Open perlindgren opened 7 months ago
An implementation of Zmmul has made its way to master
. As mentioned here, the mul implementation did indeed end up as a couple of DSP slices, so the timing/size hit is reasonable.
LLVM does indeed support Zmmul, this is exposed by Rustc through a generic flag passed directly to LLVM. Unfortunately, Rustc itself does not recognize the extension, meaning any inline assembly containing mul instructions is rejected, however, experiments have shown that multiplication in Rust code itself does result in mul instructions being emitted.
Something interesting here, the compiler seems to really try its best not to emit a mul instruction. This makes sense in most implementations, since mul is often multi-cycle. On Hippo, however, mul is just another single-cycle instruction, so it would be nice if the compiler treated it as one.
Hippomenes currently supports only RVI (integer base ISA).
Likely Rust+LLVM will do a fair job at implementing both integer multiplication and division in software, so maybe we should start by benchmarking the software solutions to get a baseline. Supporting Zmmul might offer a reasonable tradeoff. Could be that Rust+LLVM is actually outperforming an interative div in many cases, who knows?
Alternatively as a non-normative extension we could consider supporting the M (mul/div) or the more FPGA friendly Zmmul (mul only) extension.
Resources:
(As listed by LLVM, M/Zmmul are supported, but I have not tried making a custom Rust target for the Zmmul.)
The muldiv experiments gives some early evaluation using SystemVerilog+Vivado.
Point here is that we should not overthink the mul implementation, we cannot possible do better than Vivado in this case. (The four big blobs are DSP slices).
Well there is a bit more to it of course:
Timing: As the test did not set any timing constraints, there is no timing reported, but it may well be that we need to pipeline the multiplier. It looks like the critical path passes two of the slices, thus a single added stage might suffice. Not exactly sure how this will be best done, perhaps looking at the synthesized output, and re-write the HDL accordingly, or if there is an automated way to do this (hinting Vivado to inject the pipeline stage).
Instruction integration: Should be pretty straightforward. There is a bit of juggling for the MUL,
unsigned*unsigned
,signed*signed
,unsigned*signed
or something along those lines, but nothing alarming.The resource utilization is close to zero as the 4 DSP slices does all the heavy lifting.
Looking at the div on the other hand:
As expected this turns out like a rats nest, Vivado is not capable to leverage DSP slices, and we waste 10% of the ARTY FGPA directly (about the same size as the whole Hippo).
One could think about a bitwise iterative multi-cycle implementation (e.g., 32 iterations or taking a few steps each iteration, yielding 16, 8, 4 etc. with a bit clever design we should be able to infer reasonable slice logic. (There will be some input/output conditioning for handling signed/unsigned cases but nothing dramatic.)

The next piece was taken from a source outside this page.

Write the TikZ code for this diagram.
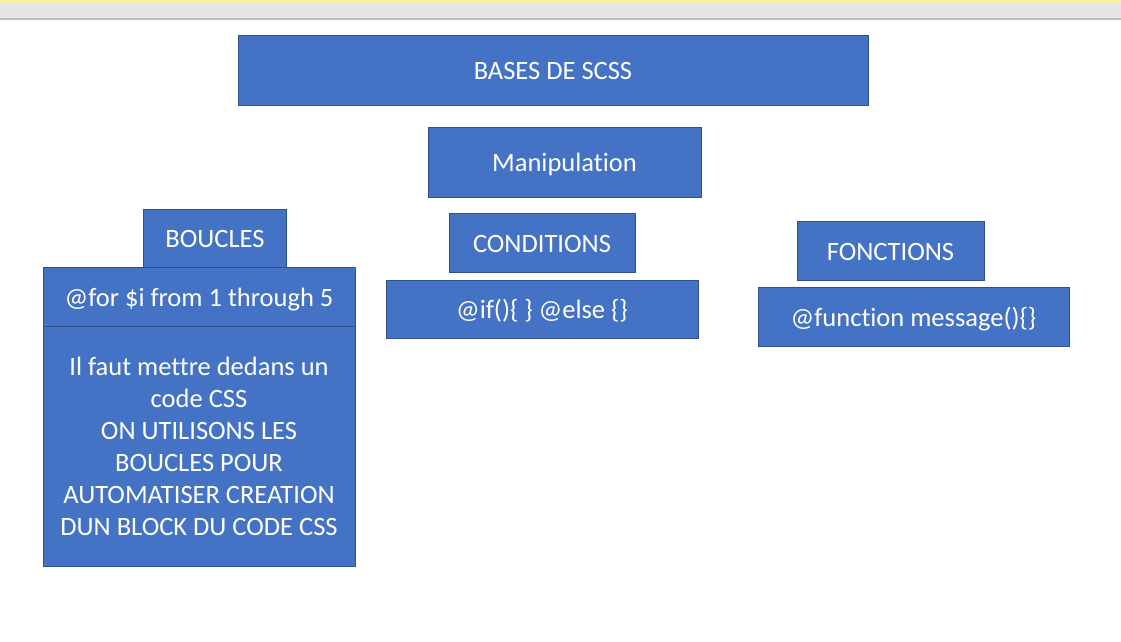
\documentclass[tikz,border=0pt]{standalone}
\usepackage{fontspec}
\setmainfont{Carlito}[Ligatures={NoCommon}]
\usepackage{tikz}
\usetikzlibrary{positioning}
\definecolor{bleu}{HTML}{4472C4}
\definecolor{bordure}{HTML}{2F528F}
\definecolor{barre}{HTML}{E5E5E5}
\definecolor{jaune}{HTML}{F7F0A2}
\definecolor{trait}{HTML}{BEBEBE}
\tikzset{
    bloc/.style={draw=bordure, fill=bleu, text=white, line width=0.8pt, inner sep=0pt,
        font=\fontsize{26.5}{32}\selectfont, align=center},
    ligne/.style={bloc, text height=23pt, text depth=4pt},
}

\begin{document}
\begin{tikzpicture}[x=1pt, y=-1pt]
    \useasboundingbox[fill=white] (0,0) rectangle (1121,641);
    % window bar
    \fill[jaune] (0,0) rectangle (1121,3);
    \fill[barre] (0,3) rectangle (1121,18);
    \fill[trait] (0,18) rectangle (1121,19.5);

    % title and theme
    \node[ligne, minimum width=630, minimum height=70] (titre) at (553,70) {BASES DE SCSS};
    \node[ligne, minimum width=273, minimum height=70] (manip) at (564.5,162) {Manipulation};

    % loops
    \node[ligne, minimum width=143, minimum height=58] (boucles) at (215,238) {BOUCLES};
    \node[ligne, minimum width=312, minimum height=59] (pourbloc) at (199,296.5) {@for \$i from 1 through 5};
    \node[bloc, minimum width=312, minimum height=240] (boucnote) at (199,446)
        {Il faut mettre dedans un\\code CSS\\ON UTILISONS LES\\BOUCLES POUR\\AUTOMATISER CREATION\\DUN BLOCK DU CODE CSS};

    % conditions
    \node[ligne, minimum width=186, minimum height=59] (cond) at (542,242.5) {CONDITIONS};
    \node[ligne, minimum width=312, minimum height=58] (sibloc) at (542,309) {@if()\{ \} @else \{\}};

    % functions
    \node[ligne, minimum width=187, minimum height=59] (fonc) at (890.5,250.5) {FONCTIONS};
    \node[ligne, minimum width=311, minimum height=59] (foncbloc) at (913.5,316.5) {@function message()\{\}};
\end{tikzpicture}
\end{document}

An alternative, yet more complex, design could be to adopt Newton Raphson division. This amounts to normalizing the range, perform iteration until fixed point, restore range. One can reduce the number of iterations required by a look up table (giving an initial guess).
A more detailed explanation of NR is given here.
This seems however quite an effort, and proving correctness might be challenging. Also since Hippomenes primary goal is simplicity, this might overkill.
We can use this issue and the muldiv repository to further discuss/experiment with muldiv.